-- START OF DATASET EXTRACT --

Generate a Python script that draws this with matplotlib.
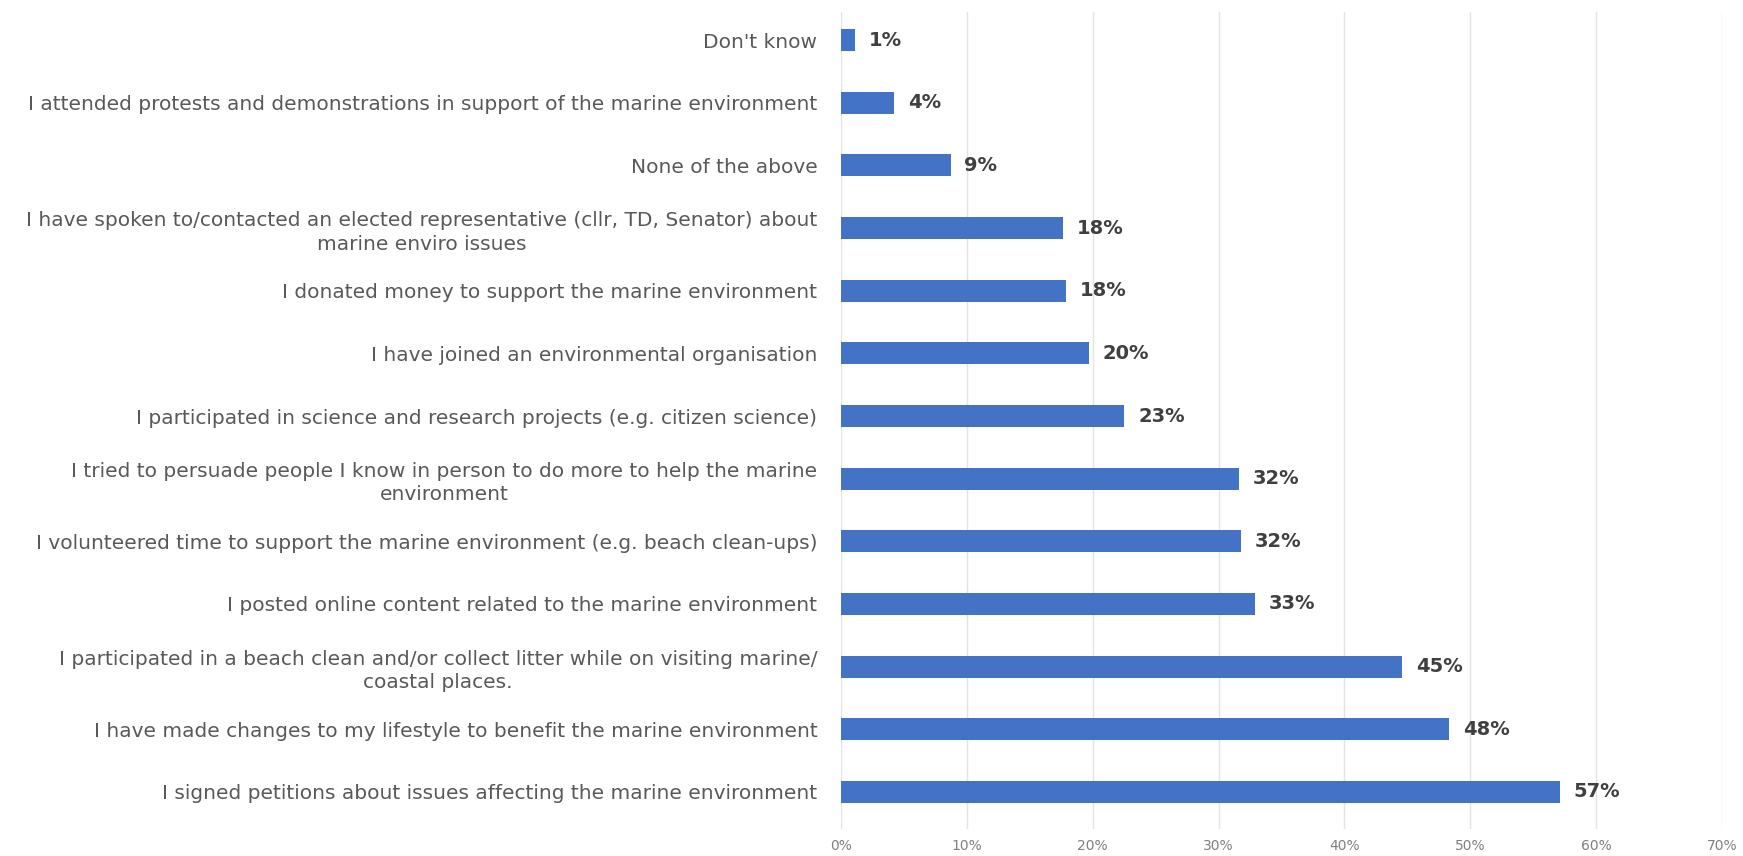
import matplotlib.pyplot as plt
from matplotlib.ticker import PercentFormatter

# acciones en favor del medio marino (de abajo hacia arriba)
acciones = [
    "I signed petitions about issues affecting the marine environment",
    "I have made changes to my lifestyle to benefit the marine environment",
    "I participated in a beach clean and/or collect litter while on visiting marine/\ncoastal places.",
    "I posted online content related to the marine environment",
    "I volunteered time to support the marine environment (e.g. beach clean-ups)",
    "I tried to persuade people I know in person to do more to help the marine\nenvironment",
    "I participated in science and research projects (e.g. citizen science)",
    "I have joined an environmental organisation",
    "I donated money to support the marine environment",
    "I have spoken to/contacted an elected representative (cllr, TD, Senator) about\nmarine enviro issues",
    "None of the above",
    "I attended protests and demonstrations in support of the marine environment",
    "Don't know",
]
porcentajes = [57.1, 48.3, 44.6, 32.9, 31.8, 31.6, 22.5, 19.7, 17.9, 17.6, 8.7, 4.2, 1.1]
etiquetas = ["57%", "48%", "45%", "33%", "32%", "32%", "23%", "20%", "18%", "18%", "9%", "4%", "1%"]

fig = plt.figure(figsize=(17.43, 8.56), dpi=100)
ax = fig.add_axes([0.4825, 0.031, 0.5055, 0.955])

pos = range(len(acciones))
barras = ax.barh(pos, porcentajes, height=0.35, color="#4472C4", zorder=3)

for b, txt in zip(barras, etiquetas):
    ax.annotate(txt, (b.get_width(), b.get_y() + b.get_height() / 2),
                xytext=(10, 0), textcoords="offset points",
                va="center", ha="left", fontsize=14, fontweight="bold",
                color="#404040")

ax.set_yticks(list(pos))
ax.set_yticklabels(acciones, fontsize=14.5, color="#595959",
                   multialignment="center", linespacing=1.3)
ax.set_ylim(-0.6, len(acciones) - 0.55)
ax.set_xlim(0, 70)
ax.set_xticks(range(0, 71, 10))
ax.xaxis.set_major_formatter(PercentFormatter(decimals=0))
ax.tick_params(axis="x", labelsize=10, labelcolor="#808080", length=0, pad=7)
ax.tick_params(axis="y", length=0, pad=17)
ax.grid(axis="x", color="#E3E3E3", linewidth=1, zorder=0)
for s in ax.spines.values():
    s.set_visible(False)

plt.savefig("out.png", dpi=100)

-- END OF DATASET EXTRACT --

- [EXERCISE DETAILS] Pick out the lines containing the word "matplotlib" and show them.

- [ANSWER FOR THE TASK]
Generate a Python script that draws this with matplotlib.
import matplotlib.pyplot as plt
from matplotlib.ticker import PercentFormatter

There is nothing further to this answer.